MICHELL, John I (c.1643-1718), of Kingston Russell, Dorset.

Published in The History of Parliament: the House of Commons 1660-1690, ed. B.D. Henning, 1983
Available from Boydell and Brewer

Constituency

Dates

Family and Education

b. c.1643, 1st s. of John Michell of Kingston Russell by Joan, da. of Sir Cope Doyley of Chiselhampton, Oxon. educ. Magdalen Coll. Oxf. matric. 22 Mar. 1661, aged 18. m. Penelope, da. and coh. of John Bingham of Bingham’s Melcombe, Dorset, 1s. 5da. suc. fa. 1670.1

Offices Held

Commr. for assessment, Dorset 1673-4, 1679-80, 1689-90, sheriff c. June-Nov. 1675, commr. for recusants 1675, j.p. 1675-84, June 1688-9, by 1701-?d., dep. lt. May-Oct. 1688, 1702-?d.2

Biography

Michell’s grandfather, a lawyer from the Devon borders, settled at Kingston Russell about the turn of the century. Apart from supplying the Parliamentary garrison at Weymouth on credit (probably involuntary) the family seems to have taken no part in the Civil War.

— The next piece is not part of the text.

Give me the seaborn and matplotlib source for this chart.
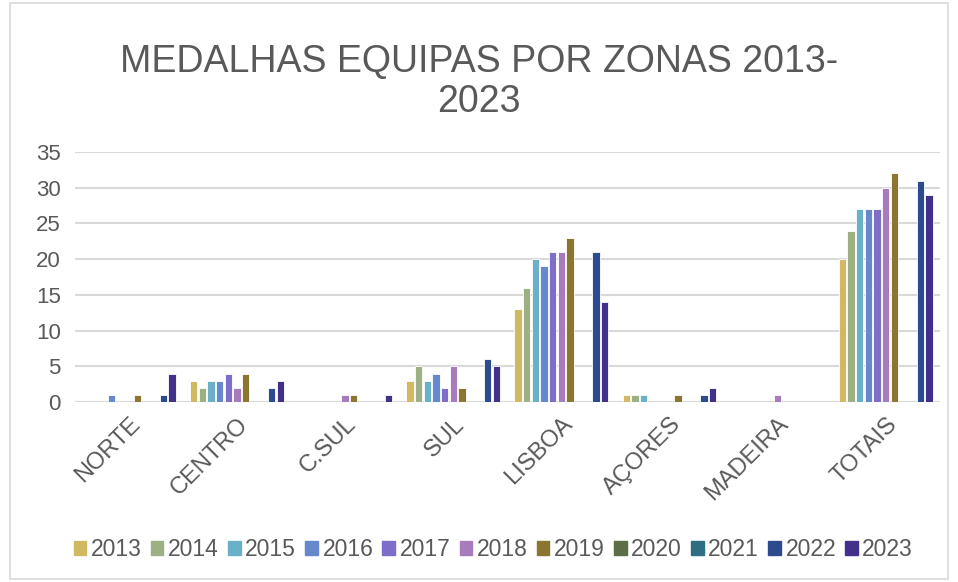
import matplotlib
matplotlib.use("Agg")
import matplotlib.pyplot as plt
import seaborn as sns
import pandas as pd
from matplotlib.patches import Rectangle

# Dados
zonas = ["NORTE", "CENTRO", "C.SUL", "SUL", "LISBOA", "AÇORES", "MADEIRA", "TOTAIS"]
anos = ["2013", "2014", "2015", "2016", "2017", "2018", "2019", "2020", "2021", "2022", "2023"]

medalhas = {
    "2013": [0, 3, 0, 3, 13, 1, 0, 20],
    "2014": [0, 2, 0, 5, 16, 1, 0, 24],
    "2015": [0, 3, 0, 3, 20, 1, 0, 27],
    "2016": [1, 3, 0, 4, 19, 0, 0, 27],
    "2017": [0, 4, 0, 2, 21, 0, 0, 27],
    "2018": [0, 2, 1, 5, 21, 0, 1, 30],
    "2019": [1, 4, 1, 2, 23, 1, 0, 32],
    "2020": [0, 0, 0, 0, 0, 0, 0, 0],
    "2021": [0, 0, 0, 0, 0, 0, 0, 0],
    "2022": [1, 2, 0, 6, 21, 1, 0, 31],
    "2023": [4, 3, 1, 5, 14, 2, 0, 29],
}

cores = ["#D1B962", "#9CB084", "#6BB0C9", "#6688CC", "#7E6DC9", "#A67CBD",
         "#8B7630", "#5B6E45", "#2D6E85", "#2E4A8F", "#43308A"]

linhas = []
for ano in anos:
    for zona, valor in zip(zonas, medalhas[ano]):
        linhas.append({"Zona": zona, "Ano": ano, "Medalhas": valor})
df = pd.DataFrame(linhas)

sns.set_style("white")
plt.rcParams["font.family"] = ["Liberation Sans", "DejaVu Sans"]
cinza = "#595959"

fig = plt.figure(figsize=(9.58, 5.82), dpi=100)
ax = fig.add_axes([0.078, 0.309, 0.903, 0.43])

sns.barplot(data=df, x="Zona", y="Medalhas", hue="Ano", order=zonas, hue_order=anos,
            palette=cores, width=0.88, gap=0.15, edgecolor="white", linewidth=0.6,
            saturation=1, ax=ax)

ax.set_ylim(0, 35)
ax.set_yticks(range(0, 36, 5))
ax.yaxis.grid(True, color="#D9D9D9", linewidth=1.5)
ax.set_axisbelow(True)
sns.despine(ax=ax, left=True, top=True, right=True, bottom=True)
ax.axhline(0, color="#D9D9D9", linewidth=1.5, zorder=0)
ax.set_xlabel("")
ax.set_ylabel("")
ax.tick_params(axis="y", length=0, labelsize=16, colors=cinza, pad=10)
ax.tick_params(axis="x", length=0, labelsize=17, colors=cinza, pad=8)
plt.setp(ax.get_xticklabels(), rotation=45, ha="right", rotation_mode="anchor")

fig.suptitle("MEDALHAS EQUIPAS POR ZONAS 2013-\n2023", y=0.925, fontsize=27,
             color=cinza, linespacing=1.15)

ax.legend_.remove()
handles = [Rectangle((0, 0), 1, 1, color=c) for c in cores]
fig.legend(handles, anos, loc="center", bbox_to_anchor=(0.515, 0.055), ncol=11,
           frameon=False, fontsize=16.5, labelcolor=cinza, handlelength=0.55,
           handleheight=0.55, handletextpad=0.2, columnspacing=0.4)

# moldura do gráfico
fig.patches.append(Rectangle((0.01, 0.005), 0.98, 0.99, transform=fig.transFigure,
                             fill=False, edgecolor="#D9D9D9", linewidth=1.2))

fig.savefig("out.png", dpi=100)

Michell’s father was named to a local committee for coastal watch and ward in 1648 and to a county assessment committee in the following year; but he probably refused to act, since his name does not appear again till the militia committee of March 1660. He is said to have left an estate of £1,500 p.a.3

Michell’s name must have become well known in dissenting circles from 1677 when his sister married Dr John Owen, ‘patriarch of the sectaries’. He was returned for Bridport, six miles from his home, in 1681. He doubtless supported exclusion, but left no record of his activities in the brief proceedings of the Oxford Parliament. He stood again for Bridport in 1685 jointly with Richard Brodrepp, but they were defeated by the Tory candidates and their petition was unsuccessful. As he was appointed to the lieutenancy and the commission of the peace in 1688, presumably he satisfied James II’s regulators over his attitude to the repeal of the Test Act and Penal Laws, and he was approved as court candidate for Bridport, where his former brother-in-law had been appointed recorder under the new charter. But he failed to gain a seat in the Convention. A court Whig in the next two Parliaments, he was buried at Long Bredy on 13 Mar. 1718. The next member of the family to sit was David Robert Michell.4

Ref Volumes: 1660-1690

Author: John. P. Ferris

Notes

  • 1. Vis. Dorset (Harl. Soc. cxvii), 45.
  • 2. CSP Dom. 1675-6, p. 166; 1702-3, p. 393.
  • 3. Hutchins, Dorset, ii. 607; C. H. Mayo, Dorset Standing Committee, 210, 309-10.
  • 4. Hutchins, ii. 191; PCC 148 Penn; CJ, ix. 717; CSP Dom. 1687-9, p. 259.